This Week In Black History October 18 – 24, 2023



 October 18

1917—“Dizzy” Gillespie, bandleader and pioneer of “B-bop Jazz,” is born John Birks Gillespie in Cheraw, S.C.

1945—Actor, singer, activist and socialist Paul Robeson receives the NAACP’s prestigious Spingarn Medal for his artistic achievements. Robeson would be hounded by the U.S. government because of his leftist leanings. He was labeled a communist, blocked from working in America and later denied a passport so he could not travel to Europe to work.

1951—Novelist Terry McMillan is born in Port Huron, Mich.


  • October 19



1859—Co-founder of West Virginia State College, Byrd Prillerman, is born. He became one of the state’s most prominent educators

1870—The first African Americans elected to the U.S. House of Representatives came from South Carolina: Joseph H. Rainey, Robert C. Delarge, and Robert B. Elliott. Rainey was actually seated first and thus became the first African American sworn in as a member of Congress. A portrait in his honor was finally placed in the U.S. Capitol Building in 2006.

1894—Henry Ossawa Tanner wins the Medal of Honor at the Paris Expositions for his paintings. He was the first African-American painter to gain international acclaim for his works. Tanner was born in Pittsburgh, Pa. In fact, he eventually moved to Paris because of opposition to a Black artist in the United States. His most famous painting is “The Banjo Player.”



  • October 20

1898—The North Carolina Mutual And Provident Insurance Co. is founded by a group led by John Merrick. The company grows into the largest Black-owned insurance firm in America.

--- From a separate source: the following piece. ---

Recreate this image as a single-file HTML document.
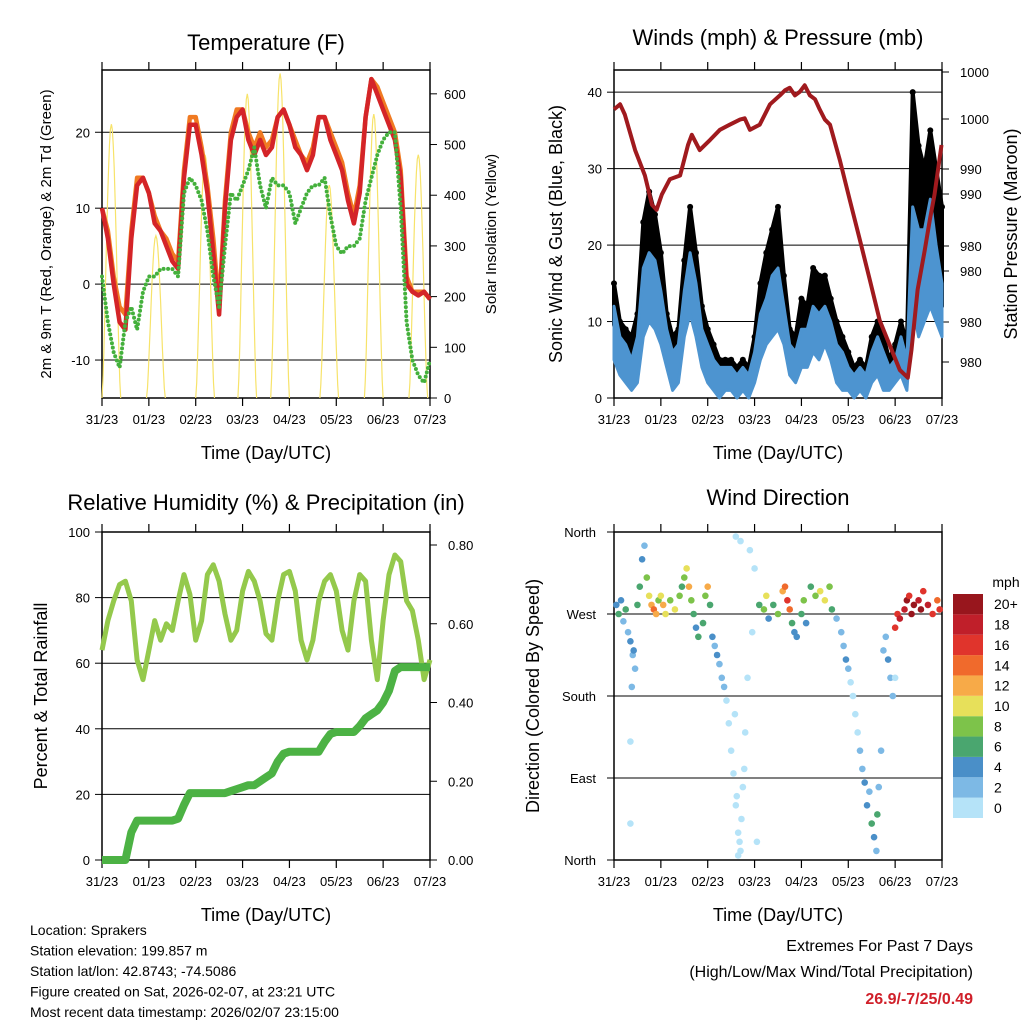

1904—Enolia P. McMillan is born. She becomes first female president of the NAACP.


  • October 21

1865—Jamaican national hero and independence advocate, George William Gordon, is unjustly arrested and sentenced to death for his struggle to free the Caribbean island nation from White minority rule. The son of a White man and a Black slave woman, Gordon is considered one of Jamaica’s most significant national heroes.

1950—Earl Lloyd becomes first Black person to play in an NBA game.

1994—Dexter King, youngest son of Dr. Martin Luther King Jr., is named head of SCLC—an organization founded by his slain father. Ironically, Dexter’s sister Rev. Bernice King would later be named to head the civil rights group.


  • October 22

1906—Three thousand Blacks demonstrated and rioted in Philadelphia to protest a theatrical production of Thomas Dixon’s racist play—“The Clansman.” The play essentially praised the Ku Klux Klan while demeaning Blacks.

1936—Black Panther Party co-founder Bobby Seale is born in Dallas, Texas.

Clarence Green

1953—Clarence S. Green becomes the first African American certified as a neurological surgeon.

2009—The Centers for Disease Control and Prevention issues a devastating report showing the number of new HIV/AIDS infections was declining for all population groups—except homosexual males, which the CDC refers to as MSM—men who have sex with men. Among MSMs, the highest infection rate was found among young Black males aged 13 to 24.


  • October 23

1775—The Continental Congress approves a resolution barring free Blacks from the army fighting for American independence from England. The resolution came even though many free Blacks were already fighting in the war. The motive behind the resolution came from Southern slave colonies which feared that by fighting in the war for American independence, Blacks would also demand an end to slavery.

1911—The National Urban League is formed. Next only to the NAACP, it becomes the second oldest and second largest Black self-help organization in America. It grew out of the spontaneous 20th-Century Freedom Movement for freedom and opportunity that came to be called the Black Migrations. Central to the organization’s founding were two remarkable people: Mrs. Ruth Standish Baldwin and Dr. George Edmund Haynes, who would become the Committee’s first executive secretary.

1947—The NAACP files an “Appeal To The World” with the newly found United Nations concerning racial injustice in America. For its day, the filing was a bold move on the part of the NAACP and it angered many liberal and conservative Whites.


  • October 24

1892—More than 25,000 Black workers are said to have joined a workers strike in New Orleans to protest working conditions, lynchings and other social ills.




1935—Fascist Italy invades Ethiopia, at the time, one of only two independent countries in Africa. U.S. Blacks were among thousands protesting worldwide. Powerful Harlem, N.Y. Pastor Adam Clayton Powell Sr. was among those seeking aid for Ethiopia. Ethiopian Emperor Haile Selassie spoke at his church.





1935—“Mulatto” opens on Broadway in New York City. The play, written by famed Black poet Langston Hughes, became the first long-run Black play on Broadway.

1948—Kweisi Mfume is born Frizzel Gray in Baltimore, Md. He became a congressman, head of the NAACP but later lost a bid for a seat in the U.S. Senate.

1964—The African nation of Zambia becomes independent from White colonial rule.